I nodded, seeing the area around the guy’s ankles.
“He went to his knees. That explains two things. From the position his body is in with his knees bent sideways and beneath him, it seems he was on his knees and fell over backward. And this little bit of weird-shaped blood on the edge of the big blood pool? I believe that is from arterial spurting, and the blood pool kind of joined with it.”
“So he was stabbed at the door, took a step back, was stabbed again, went to his knees, then got stabbed in the neck,” I said.
“That’s what I believe,” Colt said. “I would also imagine that there’s some blood drips outside that came from our murder weapon. Gomez!” he called.
“Yeah!” I heard Gomez call back.
“You got blood out there?” Colt called.
“Yeah,” Gomez said, appearing in the doorway.
“Get cones on it,” Colt said.
“Roger,” Gomez said.
“All right. Any idea on male or female suspect?” I asked.
“Not yet,” Colt said.
“Have you talked to Skip?” Steve asked.
“I did on my drive over here,” Colt said. “I’m guessing he should be here in a couple minutes.”
“Okay.” I looked over at Steve. “So all we know was that there was a good chance that we had a woman here with our guy last night. Let’s dig around the rest of this place and see if we can turn anything up that may tell us who the woman was. That and find this guy’s cell phone.”
“Yup,” Steve said. We left Colt and the body and started up the stairs to the second level and the bedrooms. I made a right at the top of the stairwell, the only way that I could go, and walked to the first open doorway—a spare bedroom. Other than a made bed and a dre
sser, there was nothing there. The room appeared staged, as if never used. We walked in, checked the closet—which had a couple of hanging shirts, shoes on the floor, and boxes— then moved to the dresser. Each drawer was empty aside from the top one, which was filled with assorted junk. Steve and I left the room and continued down the hall. The next door on our right was a bathroom. Beyond that was another spare bedroom that looked as if it was used as a music room. A pair of electric guitars were propped against the wall near an amp. A single chair and small table sat in the corner. Three acoustic guitars lined the right wall. Again, nothing looked out of place or showed any signs that someone had disturbed the room. Nothing in it was going to lead us to the identity of the woman.
We left the spare room and entered the single door on the left side of the hall into the master suite.
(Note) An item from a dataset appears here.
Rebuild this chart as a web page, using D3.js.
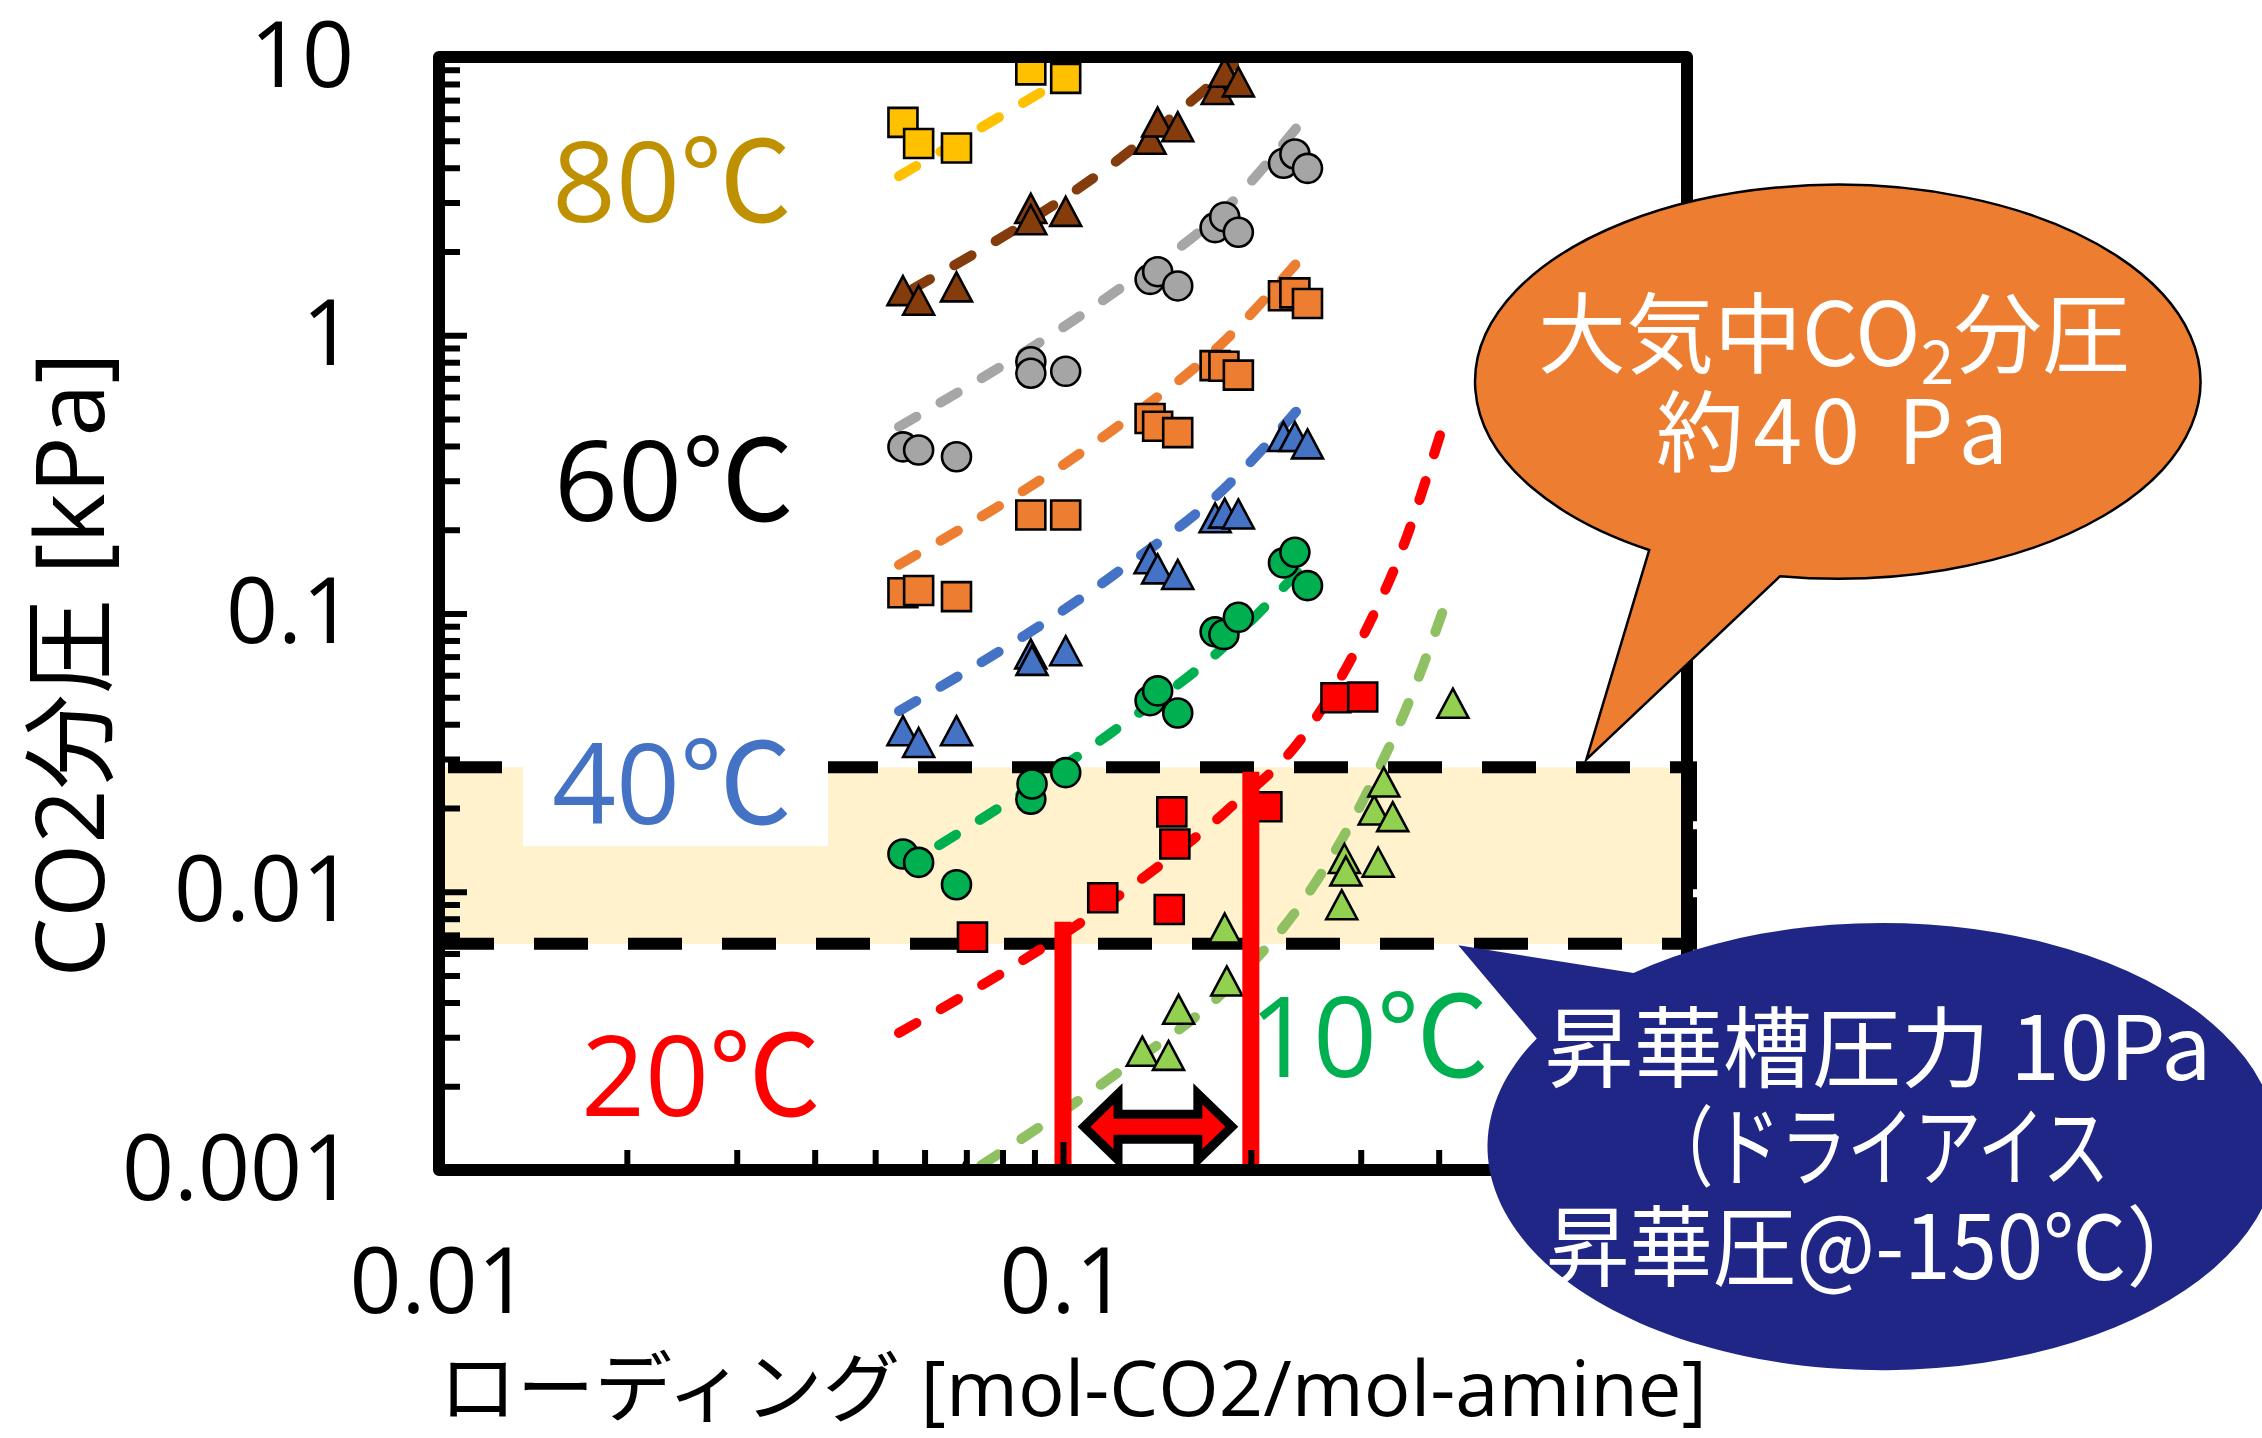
<!DOCTYPE html>
<html>
<head>
<meta charset="utf-8">
<script src="https://cdn.jsdelivr.net/npm/d3@7"></script>
<style>
  html, body { margin: 0; padding: 0; background: #ffffff; }
  svg { display: block; }
</style>
</head>
<body>
<svg id="chart" width="2262" height="1438"></svg>
<script>
// ---------------- data ----------------
// CO2 loading [mol-CO2/mol-amine] and CO2 partial pressure [kPa] per temperature
const loading80  = [0.0554, 0.0587, 0.0675, 0.0888, 0.101];
const pressure80 = [5.82, 4.89, 4.71, 8.99, 8.38];

const loading70  = [0.0554, 0.0587, 0.0675, 0.0888, 0.0888, 0.101, 0.1379, 0.1418, 0.1527, 0.1767, 0.1816, 0.191];
const pressure70 = [1.435, 1.325, 1.48, 2.835, 2.58, 2.765, 5.02, 5.79, 5.57, 7.58, 8.74, 8.07];

const loading60  = [0.0554, 0.0587, 0.0675, 0.0888, 0.0888, 0.101, 0.1379, 0.1418, 0.1527, 0.1753, 0.1816, 0.191, 0.2256, 0.2353, 0.2465];
const pressure60 = [0.397, 0.387, 0.366, 0.803, 0.730, 0.742, 1.588, 1.692, 1.504, 2.436, 2.662, 2.345, 4.15, 4.48, 3.98];

const loading50  = [0.0554, 0.0587, 0.0675, 0.0888, 0.101, 0.1379, 0.1418, 0.1527, 0.1753, 0.1811, 0.191, 0.2256, 0.2353, 0.2465];
const pressure50 = [0.1188, 0.121, 0.115, 0.226, 0.226, 0.502, 0.471, 0.4467, 0.778, 0.774, 0.7187, 1.386, 1.42, 1.30];

const loading40  = [0.0554, 0.0587, 0.0675, 0.0888, 0.0892, 0.101, 0.1379, 0.1418, 0.1527, 0.1753, 0.1816, 0.191, 0.2256, 0.2353, 0.2465];
const pressure40 = [0.0376, 0.0341, 0.0376, 0.0710, 0.0673, 0.0729, 0.156, 0.1435, 0.137, 0.219, 0.2275, 0.226, 0.429, 0.429, 0.4036];

const loading30  = [0.0554, 0.0587, 0.0675, 0.0888, 0.0892, 0.101, 0.1379, 0.1418, 0.1527, 0.1753, 0.1811, 0.191, 0.2256, 0.2353, 0.2465];
const pressure30 = [0.01367, 0.01275, 0.0106, 0.0215, 0.0244, 0.0268, 0.0486, 0.0527, 0.0439, 0.0859, 0.0840, 0.0969, 0.152, 0.166, 0.1259];

const loading20  = [0.0716, 0.1158, 0.148, 0.1494, 0.1511, 0.2122, 0.2738, 0.3022];
const pressure20 = [0.00687, 0.00952, 0.00863, 0.01936, 0.01484, 0.0202, 0.0498, 0.0501];

const loading10  = [0.0694, 0.134, 0.1476, 0.1532, 0.183, 0.1816, 0.2797, 0.2825, 0.2840, 0.3199, 0.3153, 0.3376, 0.3267, 0.4215];
const pressure10 = [0.00093, 0.00265, 0.00256, 0.00375, 0.00474, 0.00734, 0.00891, 0.01306, 0.01177, 0.01266, 0.0195, 0.01846, 0.0246, 0.0472];

// fitted isotherms (loading, pressure) points
const fit80 = [[0.0546, 3.73], [0.0948, 7.75]];
const fit70 = [[0.0574, 1.466], [0.1205, 4.15], [0.188, 9.37]];
const fit60 = [[0.0546, 0.469], [0.1205, 1.42], [0.183, 2.88], [0.2393, 5.73]];
const fit50 = [[0.0546, 0.1497], [0.1197, 0.454], [0.183, 0.971], [0.2375, 1.83]];
const fit40 = [[0.0546, 0.0446], [0.1197, 0.136], [0.183, 0.2868], [0.2393, 0.549]];
const fit30 = [[0.0633, 0.0147], [0.1197, 0.0374], [0.183, 0.0776], [0.2393, 0.143]];
const fit20 = [[0.0546, 0.00311], [0.1197, 0.00928], [0.183, 0.01956], [0.2427, 0.0363], [0.3088, 0.091], [0.3457, 0.1596], [0.404, 0.454]];
const fit10 = [[0.07398, 0.00104], [0.1197, 0.00216], [0.183, 0.00448], [0.2427, 0.00928], [0.3088, 0.02328], [0.3606, 0.0498], [0.407, 0.1033]];

// operating window: sublimation tank pressure band [kPa]
const bandLow = 0.0065;
const bandHigh = 0.028;
// working loading limits and where they meet the 20℃ isotherm
const windowLoading = [0.1, 0.2];
const windowTop = [0.0078, 0.027];
const arrowPressure = 0.00143;

// axis ticks
const xTickValues = [0.01, 0.1, 1];
const xLabelValues = [0.01, 0.1];
const xTickLabels = ["0.01", "0.1"];
const yTickValues = [0.001, 0.01, 0.1, 1, 10];
const yTickLabels = ["0.001", "0.01", "0.1", "1", "10"];

// ---------------- styles ----------------
const style = {
  80: { shape: "square",   fill: "#FFC000", line: "#FFC000" },
  70: { shape: "triangle", fill: "#843C0C", line: "#843C0C" },
  60: { shape: "circle",   fill: "#A5A5A5", line: "#A6A6A6" },
  50: { shape: "square",   fill: "#ED7D31", line: "#ED7D31" },
  40: { shape: "triangle", fill: "#4472C4", line: "#4472C4" },
  30: { shape: "circle",   fill: "#00B050", line: "#00B050" },
  20: { shape: "square",   fill: "#FF0000", line: "#FF0000" },
  10: { shape: "triangle", fill: "#92D050", line: "#8FC162" }
};

const series = [
  { t: 80, xs: loading80, ys: pressure80, fit: fit80 },
  { t: 70, xs: loading70, ys: pressure70, fit: fit70 },
  { t: 60, xs: loading60, ys: pressure60, fit: fit60 },
  { t: 50, xs: loading50, ys: pressure50, fit: fit50 },
  { t: 40, xs: loading40, ys: pressure40, fit: fit40 },
  { t: 30, xs: loading30, ys: pressure30, fit: fit30 },
  { t: 20, xs: loading20, ys: pressure20, fit: fit20 },
  { t: 10, xs: loading10, ys: pressure10, fit: fit10 }
];

// ---------------- layout ----------------
const svg = d3.select("#chart");
const x = d3.scaleLog().domain([0.01, 1]).range([439, 1687]);
const y = d3.scaleLog().domain([0.001, 10]).range([1170, 57]);
const X0 = x.range()[0], X1 = x.range()[1];
const Y0 = y.range()[0], Y1 = y.range()[1];

const latin = "'Open Sans', 'Noto Sans CJK JP', sans-serif";
const cjk = "'Noto Sans CJK JP', 'Open Sans', sans-serif";

const defs = svg.append("defs");
defs.append("clipPath").attr("id", "plotClip")
  .append("rect").attr("x", X0 - 6).attr("y", Y1 - 15)
  .attr("width", X1 - X0 + 12).attr("height", Y0 - Y1 + 15);

// pale band for the sublimation-pressure window
svg.append("rect")
  .attr("x", X0 + 6).attr("y", y(bandHigh))
  .attr("width", X1 - X0 - 6).attr("height", y(bandLow) - y(bandHigh))
  .attr("fill", "#FFF2CC");

const bandLines = svg.append("g").attr("stroke", "#000").attr("stroke-width", 12)
  .attr("stroke-dasharray", "54 40").attr("fill", "none");
bandLines.append("line").attr("x1", X0 + 9).attr("x2", X1 + 6)
  .attr("y1", y(bandHigh)).attr("y2", y(bandHigh));
bandLines.append("line").attr("x1", X0 + 1).attr("x2", X1 + 6)
  .attr("y1", y(bandLow)).attr("y2", y(bandLow));
bandLines.append("line").attr("x1", X1 + 4).attr("x2", X1 + 4)
  .attr("y1", y(bandHigh) - 6).attr("y2", y(bandLow) + 6)
  .attr("stroke-dasharray", "60 8");

// white backing behind the 40℃ label
svg.append("rect").attr("x", 523).attr("y", 700).attr("width", 305).attr("height", 146).attr("fill", "#fff");

// fitted isotherms
const plot = svg.append("g").attr("clip-path", "url(#plotClip)");
const lineGen = d3.line().x(d => x(d[0])).y(d => y(d[1])).curve(d3.curveMonotoneX);
plot.append("g").selectAll("path").data(series).join("path")
  .attr("d", s => lineGen(s.fit))
  .attr("fill", "none")
  .attr("stroke", s => style[s.t].line)
  .attr("stroke-width", 10)
  .attr("stroke-linecap", "round")
  .attr("stroke-dasharray", "20 28");

// measured points
const shapePath = {
  square: "M-14.5,-14.5H14.5V14.5H-14.5Z",
  triangle: "M0,-15.5L15.5,13.5L-15.5,13.5Z",
  circle: d3.arc()({ innerRadius: 0, outerRadius: 14.5, startAngle: 0, endAngle: 2 * Math.PI })
};
series.forEach(s => {
  const pts = s.xs.map((v, i) => [v, s.ys[i]]);
  plot.append("g").selectAll("path").data(pts).join("path")
    .attr("transform", d => `translate(${x(d[0])},${y(d[1])})`)
    .attr("d", shapePath[style[s.t].shape])
    .attr("fill", style[s.t].fill)
    .attr("stroke", "#000")
    .attr("stroke-width", 2.6)
    .attr("stroke-linejoin", "miter");
});

// working loading limits at 0.1 and 0.2
svg.append("g").selectAll("line").data(windowLoading).join("line")
  .attr("x1", d => x(d)).attr("x2", d => x(d))
  .attr("y1", Y0).attr("y2", (d, i) => y(windowTop[i]))
  .attr("stroke", "#FF0000").attr("stroke-width", 17);

// double-headed arrow between the limits
{
  const L = x(windowLoading[0]) + 21, R = x(windowLoading[1]) - 19, cy = y(arrowPressure);
  const hl = 34, hh = 33, sh = 12.5;
  const p = d3.path();
  p.moveTo(L, cy); p.lineTo(L + hl, cy - hh); p.lineTo(L + hl, cy - sh);
  p.lineTo(R - hl, cy - sh); p.lineTo(R - hl, cy - hh); p.lineTo(R, cy);
  p.lineTo(R - hl, cy + hh); p.lineTo(R - hl, cy + sh); p.lineTo(L + hl, cy + sh);
  p.lineTo(L + hl, cy + hh); p.closePath();
  svg.append("path").attr("d", p.toString()).attr("fill", "#FF0000")
    .attr("stroke", "#000").attr("stroke-width", 9).attr("stroke-linejoin", "miter");
}

// ---------------- axes ----------------
const decadesY = d3.range(-3, 1);
const yMinor = decadesY.flatMap(e => d3.range(2, 10).map(k => k * Math.pow(10, e)));
const decadesX = d3.range(-2, 0);
const xMinor = decadesX.flatMap(e => d3.range(2, 10).map(k => k * Math.pow(10, e)));

function styleTicks(g) {
  g.select(".domain").remove();
  g.selectAll(".tick line").attr("stroke", "#000").attr("stroke-width", 6);
  g.attr("font-family", null).attr("font-size", null);
}

svg.append("g").attr("transform", `translate(${X0},0)`)
  .call(d3.axisLeft(y).tickValues(yMinor).tickSize(-21).tickFormat(""))
  .call(styleTicks);
svg.append("g").attr("transform", `translate(${X0},0)`)
  .call(d3.axisLeft(y).tickValues(yTickValues).tickSize(-28).tickFormat(""))
  .call(styleTicks);
svg.append("g").attr("transform", `translate(0,${Y0})`)
  .call(d3.axisBottom(x).tickValues(xMinor).tickSize(-20).tickFormat(""))
  .call(styleTicks);
svg.append("g").attr("transform", `translate(0,${Y0})`)
  .call(d3.axisBottom(x).tickValues(xTickValues).tickSize(-28).tickFormat(""))
  .call(styleTicks);

// frame
svg.append("rect").attr("x", X0).attr("y", Y1)
  .attr("width", X1 - X0).attr("height", Y0 - Y1)
  .attr("fill", "none").attr("stroke", "#000").attr("stroke-width", 12)
  .attr("stroke-linejoin", "round");

// tick labels
const yLab = svg.append("g").attr("transform", `translate(${X0},0)`)
  .call(d3.axisLeft(y).tickValues(yTickValues).tickSize(0).tickPadding(85)
    .tickFormat((d, i) => yTickLabels[i]));
yLab.select(".domain").remove();
yLab.attr("font-family", latin).attr("font-size", 91);
yLab.selectAll("text").attr("fill", "#000");

const xLab = svg.append("g").attr("transform", `translate(0,${Y0})`)
  .call(d3.axisBottom(x).tickValues(xLabelValues).tickSize(0).tickPadding(78)
    .tickFormat((d, i) => xTickLabels[i]));
xLab.select(".domain").remove();
xLab.attr("font-family", latin).attr("font-size", 91);
xLab.selectAll("text").attr("fill", "#000");

// axis titles
svg.append("text")
  .attr("transform", "translate(104,665) rotate(-90)")
  .attr("text-anchor", "middle")
  .attr("font-family", latin).attr("font-size", 96)
  .attr("textLength", 625).attr("lengthAdjust", "spacingAndGlyphs")
  .text("CO2分圧 [kPa]");

svg.append("text")
  .attr("x", 1073).attr("y", 1416)
  .attr("text-anchor", "middle")
  .attr("font-family", latin).attr("font-size", 77)
  .attr("textLength", 1268).attr("lengthAdjust", "spacingAndGlyphs")
  .text("ローディング [mol-CO2/mol-amine]");

// temperature labels
const tempLabels = [
  { text: "80℃", x: 552, y: 222, color: "#BF9000" },
  { text: "60℃", x: 554, y: 521, color: "#000000" },
  { text: "40℃", x: 552, y: 824, color: "#4472C4" },
  { text: "20℃", x: 581, y: 1116, color: "#FF0000" },
  { text: "10℃", x: 1249, y: 1077, color: "#00B050" }
];
svg.append("g").selectAll("text").data(tempLabels).join("text")
  .attr("x", d => d.x).attr("y", d => d.y)
  .attr("font-family", latin).attr("font-size", 112)
  .attr("fill", d => d.color)
  .text(d => d.text);

// ---------------- callouts ----------------
function bubblePath(rx, ry, a, b, tip) {
  return `M${a[0]},${a[1]} A${rx},${ry} 0 1 1 ${b[0]},${b[1]} L${tip[0]},${tip[1]} Z`;
}

// atmospheric CO2 partial pressure
svg.append("path")
  .attr("d", bubblePath(362.7, 197, [1649.2, 550], [1780, 576.2], [1586.4, 759.3]))
  .attr("fill", "#ED7D31").attr("stroke", "#000").attr("stroke-width", 2.5);
{
  const t1 = svg.append("text").attr("x", 1834).attr("y", 366)
    .attr("text-anchor", "middle").attr("font-family", cjk).attr("font-size", 88).attr("fill", "#fff");
  t1.append("tspan").text("大気中CO");
  t1.append("tspan").attr("font-size", 60).attr("dy", 18).text("2");
  t1.append("tspan").attr("dy", -18).text("分圧");
  svg.append("text").attr("x", 1832).attr("y", 464)
    .attr("text-anchor", "middle").attr("font-family", cjk).attr("font-size", 88).attr("fill", "#fff")
    .attr("textLength", 352).attr("lengthAdjust", "spacing")
    .text("約40 Pa");
}

// sublimation tank pressure
svg.append("path")
  .attr("d", bubblePath(395, 223.6, [1633.5, 973], [1536.8, 1038.4], [1458.3, 945.3]))
  .attr("fill", "#1F2686");
const navyLines = [
  { text: "昇華槽圧力 10Pa", y: 1080, len: 667 },
  { text: "（ドライアイス", y: 1179, len: 463 },
  { text: "昇華圧@-150℃）", y: 1279, len: 664 }
];
svg.append("g").selectAll("text").data(navyLines).join("text")
  .attr("x", 1878).attr("y", d => d.y)
  .attr("text-anchor", "middle").attr("font-family", cjk).attr("font-size", 88).attr("fill", "#fff")
  .attr("textLength", d => d.len).attr("lengthAdjust", "spacingAndGlyphs")
  .text(d => d.text);
</script>
</body>
</html>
A big king-sized bed with black balled-up blankets sat against the room’s back wall. A single window on the right was above one of two glossy black nightstands that bookended the bed. A matching dresser took up the left wall in the center of a pair of windows that looked out at the side of the neighboring house. No drawers were out of place. Nothing looked as if it had been gone through. Steve walked past me and made a left down a hall that I assumed led to the master bathroom. I walked to the nightstand on the right of the bed and pulled the top drawer open. Only magazines were inside. I looked across the bed at the other nightstand—a phone and a wallet. I rounded the foot of the bed and went for the items.
“Got a wallet and phone,” I called to Steve. I scooped up the wallet and placed it on the top of the dresser.
“I have the woman, I think,” Steve said.
To my left, he was standing in the master bathroom, just past a big walk-in closet in the short hallway. “What did you find?” I asked.
“Prescription paperwork. I couldn’t tell you what the hell the drug is, but it’s for a woman.” He walked the papers to me and held them out.
“It was in the trash,” Steve said. “The date on it is yesterday. Grace Mercer.”
I took the papers and brought them up to eye level. The woman’s address was listed as Miramar, about a half-hour drive from where we currently stood. As Steve had said, the prescription had been filled the day before. No phone number was listed, though there was a number for the pharmacy that filled the prescription. I pulled out my phone and dialed. After a few prompts, I got an answer. The call was quick. They told me the prescription was for birth control, but they weren’t giving me the woman’s phone number without some paperwork ordering them to do so. At least the woman I spoke with was polite as she told me to go fly a kite. I set the papers on the dresser.